▶ **Work to complete**
Copy every line from the material below that holds "image".

▶ **Stored data**

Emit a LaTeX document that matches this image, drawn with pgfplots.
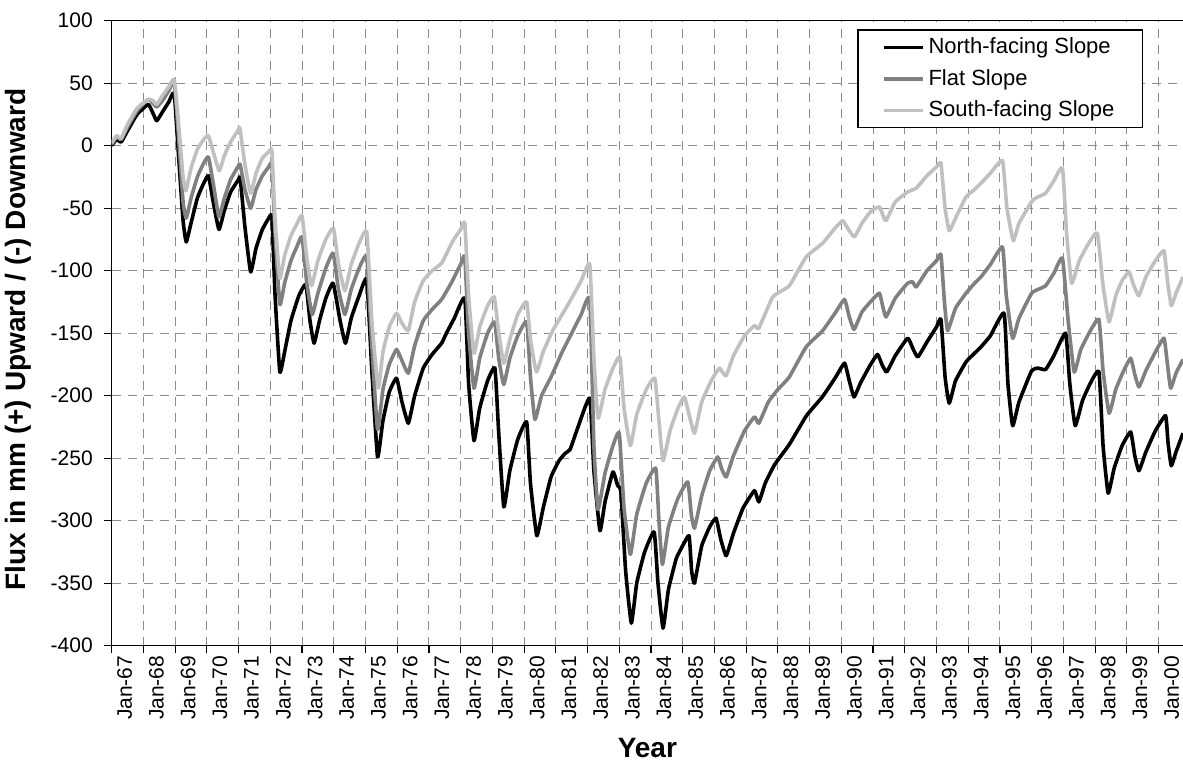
\documentclass[border=0pt]{standalone}
\usepackage{fontspec}
\setmainfont{Liberation Sans}
\usepackage{pgfplots}
\pgfplotsset{compat=1.18}
\definecolor{flatc}{HTML}{808080}
\definecolor{southc}{HTML}{C0C0C0}
\definecolor{gridc}{HTML}{8C8C8C}
\begin{document}
\begin{tikzpicture}
\begin{axis}[
  scale only axis,
  width=535.65pt, height=312.5pt,
  xmin=0, xmax=33.77,
  ymin=-400, ymax=100,
  axis x line*=box,
  axis y line*=left,
  axis line style={line width=0.8pt},
  xtick={0,1,...,33},
  xticklabels={Jan-67,Jan-68,Jan-69,Jan-70,Jan-71,Jan-72,Jan-73,Jan-74,Jan-75,Jan-76,Jan-77,Jan-78,Jan-79,Jan-80,Jan-81,Jan-82,Jan-83,Jan-84,Jan-85,Jan-86,Jan-87,Jan-88,Jan-89,Jan-90,Jan-91,Jan-92,Jan-93,Jan-94,Jan-95,Jan-96,Jan-97,Jan-98,Jan-99,Jan-00},
  ytick={-400,-350,...,100},
  tick align=outside,
  major tick length=3.8pt,
  tick style={line width=0.6pt, black},
  xtick pos=bottom,
  ytick pos=left,
  /pgf/number format/assume math mode=true,
  yticklabel style={font=\fontsize{10.5}{12}\selectfont, inner sep=1pt, xshift=-4.5pt},
  xticklabel style={font=\fontsize{10.5}{12}\selectfont, rotate=90, anchor=east, inner sep=1pt, yshift=-6.5pt},
  grid=major,
  major grid style={gridc, line width=0.5pt, dash pattern=on 4.5pt off 3.5pt},
  xlabel={Year},
  ylabel={Flux in mm (+) Upward / (-) Downward},
  xlabel style={font=\bfseries\fontsize{14}{16}\selectfont, at={(axis description cs:0.5,0)}, anchor=base, yshift=-56pt},
  ylabel style={font=\bfseries\fontsize{14}{16}\selectfont, at={(axis description cs:0,0.49)}, anchor=center, yshift=46.7pt},
  legend style={at={(0.9627,0.986)}, anchor=north east, draw=black, line width=0.6pt,
    font=\fontsize{11}{13}\selectfont, inner xsep=12pt, inner ysep=3pt, row sep=4.25pt,
    nodes={inner ysep=1pt, inner xsep=2pt}, legend cell align=left},
  legend image code/.code={\draw[#1] (0pt,0pt) -- (19.5pt,0pt);},
  every axis plot/.append style={line width=1.8pt, line join=round, mark=none, smooth, tension=0.25},
]
\addplot[black] coordinates {
(0,0) (0.15,5) (0.3,3) (0.5,12) (0.8,25) (1.15,33) (1.3,26) (1.42,20) (1.6,27) (1.8,35) (1.97,42)
(2.1,-5) (2.25,-60) (2.35,-77) (2.5,-62) (2.7,-42) (2.9,-30) (3.05,-24) (3.2,-45) (3.38,-67) (3.55,-52)
(3.75,-37) (4.0,-27) (4.05,-26) (4.2,-65) (4.38,-101) (4.55,-82) (4.75,-67) (4.95,-58) (5.05,-57)
(5.15,-120) (5.3,-181) (5.45,-165) (5.65,-140) (5.9,-120) (6.12,-111) (6.25,-140) (6.38,-158) (6.55,-140)
(6.75,-122) (6.98,-110) (7.2,-140) (7.37,-158) (7.55,-138) (7.8,-120) (8.04,-107) (8.2,-180) (8.38,-249)
(8.55,-220) (8.75,-197) (8.98,-186) (9.15,-205) (9.35,-222) (9.55,-200) (9.82,-178) (10.1,-167) (10.4,-158)
(10.55,-150) (10.8,-138) (11.13,-122) (11.25,-190) (11.42,-236) (11.6,-210) (11.85,-188) (12.08,-178)
(12.2,-230) (12.36,-289) (12.55,-260) (12.8,-235) (13.08,-221) (13.2,-270) (13.4,-312) (13.6,-290)
(13.85,-265) (14.1,-252) (14.3,-246) (14.45,-243) (14.7,-225) (15.07,-202) (15.2,-260) (15.39,-308)
(15.55,-285) (15.8,-261) (15.95,-272) (16.05,-277) (16.2,-340) (16.38,-382) (16.55,-350) (16.8,-325)
(17.1,-309) (17.22,-350) (17.38,-386) (17.55,-355) (17.8,-330) (18.0,-320) (18.2,-312) (18.28,-340)
(18.37,-350) (18.6,-320) (18.85,-305) (19.05,-298) (19.2,-315) (19.37,-328) (19.6,-310) (19.9,-290)
(20.26,-276) (20.4,-285) (20.6,-270) (20.9,-255) (21.36,-239) (21.9,-216) (22.4,-201) (22.8,-186)
(23.1,-174) (23.25,-188) (23.4,-201) (23.6,-190) (23.9,-176) (24.14,-167) (24.28,-175) (24.43,-181)
(24.7,-168) (25.09,-154) (25.25,-162) (25.41,-169) (25.7,-157) (26.0,-145) (26.14,-139) (26.27,-185)
(26.4,-206) (26.6,-188) (26.93,-173) (27.2,-166) (27.4,-161) (27.7,-152) (28.13,-134) (28.25,-190)
(28.4,-224) (28.6,-205) (29.0,-180) (29.2,-178) (29.44,-179) (29.7,-168) (30.07,-150) (30.2,-190)
(30.37,-224) (30.6,-204) (30.85,-190) (31.12,-181) (31.25,-240) (31.41,-278) (31.6,-258) (31.85,-240)
(32.12,-229) (32.25,-248) (32.38,-260) (32.6,-245) (32.9,-228) (33.22,-216) (33.3,-238) (33.4,-256)
(33.55,-245) (33.77,-230)
};
\addlegendentry{North-facing Slope}
\addplot[flatc] coordinates {
(0,1) (0.15,7) (0.3,5) (0.5,15) (0.8,28) (1.15,37) (1.3,34) (1.42,31) (1.6,36) (1.8,44) (1.97,51)
(2.1,10) (2.25,-45) (2.35,-58) (2.5,-42) (2.7,-25) (2.9,-14) (3.05,-9) (3.2,-30) (3.38,-57) (3.55,-42)
(3.75,-27) (4.0,-16) (4.05,-15) (4.2,-35) (4.38,-50) (4.55,-35) (4.75,-24) (4.95,-17) (5.05,-15)
(5.15,-70) (5.3,-127) (5.45,-110) (5.65,-92) (5.85,-80) (6.0,-73) (6.15,-110) (6.32,-135) (6.5,-118)
(6.75,-98) (6.98,-86) (7.15,-115) (7.35,-135) (7.55,-115) (7.8,-98) (8.04,-89) (8.2,-160) (8.38,-227)
(8.55,-195) (8.75,-175) (8.98,-163) (9.15,-172) (9.35,-182) (9.55,-160) (9.82,-140) (10.1,-131)
(10.4,-123) (10.7,-110) (11.0,-95) (11.13,-89) (11.25,-150) (11.42,-194) (11.6,-170) (11.85,-150)
(12.07,-141) (12.2,-170) (12.36,-191) (12.55,-170) (12.8,-152) (13.08,-141) (13.2,-185) (13.34,-219)
(13.55,-200) (13.85,-185) (14.2,-165) (14.5,-150) (14.8,-135) (15.07,-123) (15.2,-240) (15.33,-291)
(15.55,-262) (15.8,-240) (16.0,-230) (16.15,-290) (16.35,-327) (16.55,-295) (16.85,-270) (17.15,-258)
(17.25,-300) (17.36,-335) (17.55,-305) (17.85,-282) (18.16,-269) (18.27,-295) (18.37,-306) (18.6,-280)
(18.85,-260) (19.1,-249) (19.22,-258) (19.37,-265) (19.6,-248) (19.95,-228) (20.26,-217) (20.4,-222)
(20.7,-205) (21.0,-195) (21.36,-185) (21.89,-161) (22.41,-148) (22.8,-134) (23.1,-123) (23.25,-137)
(23.4,-147) (23.65,-133) (23.95,-124) (24.2,-118) (24.3,-128) (24.41,-137) (24.7,-122) (25.09,-110)
(25.25,-109) (25.36,-113) (25.7,-100) (26.0,-92) (26.14,-87) (26.25,-125) (26.35,-148) (26.6,-130)
(26.93,-118) (27.2,-110) (27.4,-105) (27.7,-95) (28.08,-81) (28.2,-120) (28.4,-154) (28.6,-138)
(29.0,-118) (29.2,-115) (29.44,-112) (29.7,-102) (29.97,-90) (30.15,-140) (30.34,-181) (30.55,-163)
(30.85,-148) (31.12,-139) (31.25,-180) (31.44,-214) (31.65,-195) (31.9,-180) (32.12,-170) (32.25,-183)
(32.38,-193) (32.6,-180) (32.9,-165) (33.17,-154) (33.28,-175) (33.38,-194) (33.55,-182) (33.77,-171)
};
\addlegendentry{Flat Slope}
\addplot[southc] coordinates {
(0,2) (0.15,8) (0.3,6) (0.5,17) (0.8,30) (1.15,37) (1.3,36) (1.42,33) (1.6,40) (1.8,47) (1.97,53)
(2.1,20) (2.25,-25) (2.34,-36) (2.5,-18) (2.7,-3) (2.9,5) (3.05,8) (3.2,-5) (3.39,-20) (3.55,-8)
(3.75,3) (4.0,13) (4.04,14) (4.2,-15) (4.38,-38) (4.55,-22) (4.75,-10) (4.95,-5) (5.05,-4)
(5.15,-60) (5.3,-106) (5.45,-88) (5.65,-72) (5.85,-62) (6.0,-56) (6.15,-90) (6.3,-112) (6.5,-92)
(6.75,-75) (6.99,-66) (7.15,-95) (7.35,-116) (7.55,-95) (7.8,-78) (8.04,-69) (8.2,-140) (8.4,-194)
(8.55,-165) (8.75,-145) (8.98,-134) (9.15,-142) (9.35,-148) (9.55,-125) (9.82,-108) (10.1,-100)
(10.4,-94) (10.6,-84) (10.76,-76) (11.0,-67) (11.13,-62) (11.25,-120) (11.42,-166) (11.6,-145)
(11.85,-128) (12.06,-121) (12.2,-150) (12.36,-174) (12.55,-155) (12.8,-135) (13.08,-125) (13.2,-155)
(13.39,-181) (13.6,-165) (13.9,-148) (14.2,-135) (14.5,-122) (14.8,-108) (15.07,-95) (15.2,-170)
(15.33,-218) (15.55,-195) (15.8,-178) (16.02,-169) (16.15,-210) (16.35,-240) (16.55,-215) (16.85,-195)
(17.12,-186) (17.25,-220) (17.38,-252) (17.6,-228) (17.85,-210) (18.05,-201) (18.2,-215) (18.37,-230)
(18.6,-205) (18.9,-188) (19.15,-178) (19.25,-181) (19.37,-184) (19.6,-168) (19.95,-152) (20.26,-144)
(20.4,-146) (20.84,-121) (21.36,-112) (21.89,-89) (22.41,-78) (22.8,-66) (23.04,-60) (23.2,-66)
(23.41,-73) (23.65,-62) (23.95,-52) (24.2,-49) (24.3,-55) (24.41,-60) (24.7,-45) (25.09,-37)
(25.36,-34) (25.7,-24) (26.0,-17) (26.14,-14) (26.27,-50) (26.4,-68) (26.6,-58) (26.93,-41)
(27.2,-35) (27.4,-30) (27.7,-22) (28.08,-12) (28.22,-50) (28.42,-76) (28.6,-62) (29.02,-44)
(29.2,-41) (29.44,-38) (29.7,-28) (29.97,-18) (30.1,-70) (30.26,-110) (30.5,-92) (30.8,-78)
(31.07,-70) (31.25,-112) (31.44,-141) (31.65,-120) (31.85,-108) (32.07,-101) (32.22,-112) (32.38,-120)
(32.6,-105) (32.9,-92) (33.17,-84) (33.28,-108) (33.4,-128) (33.55,-118) (33.77,-105)
};
\addlegendentry{South-facing Slope}
\coordinate (ll) at (rel axis cs:0,0);
\coordinate (ur) at (rel axis cs:1,1);
\end{axis}
\path (ll) ++(-55.85pt,-59.65pt) coordinate (bl);
\path (ur) ++(0pt,10.35pt) coordinate (tr);
\pgfresetboundingbox
\useasboundingbox (bl) rectangle (tr);
\end{tikzpicture}
\end{document}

▶ **Complete response**
Emit a LaTeX document that matches this image, drawn with pgfplots.
  legend image code/.code={\draw[#1] (0pt,0pt) -- (19.5pt,0pt);},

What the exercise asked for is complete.